At Fairlane Town Center in Dearborn, Mich., Ford converted a former 240,000 sq. ft. Lord & Taylor department store into a workspace for almost 2,000 engineering and purchasing staff.

As retailers close bricks-and-mortar stores at an accelerating pace, shopping-center landlords are facing a vexing question: What to do with all this empty space? “Their solutions,” writes The Wall Street Journal (June 12, 2017), “are varied but all have a common element: reducing, or even eliminating, retail from the equation.”

Some landlords plug empty spaces with churches, for-profit schools and random enterprises while they figure out a long-term plan. Others see a future in mixed-use real estate, converting malls into streetscapes with restaurants, offices and housing. And some are razing properties altogether and turning them into entertainment or industrial parks.

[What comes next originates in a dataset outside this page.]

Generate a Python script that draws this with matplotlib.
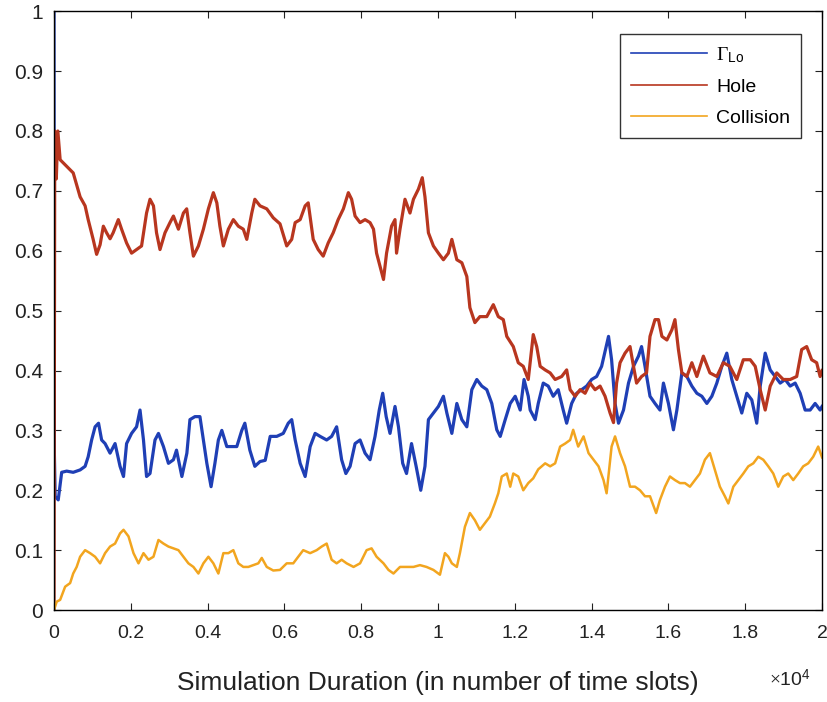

A construction binge in the 1980s and ’90s left the U.S. oversaturated with malls. Growth in online sales and declining demand for full-priced goods are causing retailers to shrink their store fleets and divert resources to e-commerce platforms.

More than 8,600 stores are expected to close this year. Analysts predict that 400 or so of the 1,100 malls in the U.S. will close in the coming years.

One strategy is to convert enclosed malls into open-air properties that landlords call “lifestyle centers,” with apartments, theaters, grocery stores, medical offices and other conveniences—and much less retail.

Classroom discussion questions:

  1. Are malls easily convertible to an office layout remodeling? Why?
  2. Provide local examples of how malls are adapting to the changing (shrinking) retail store climate.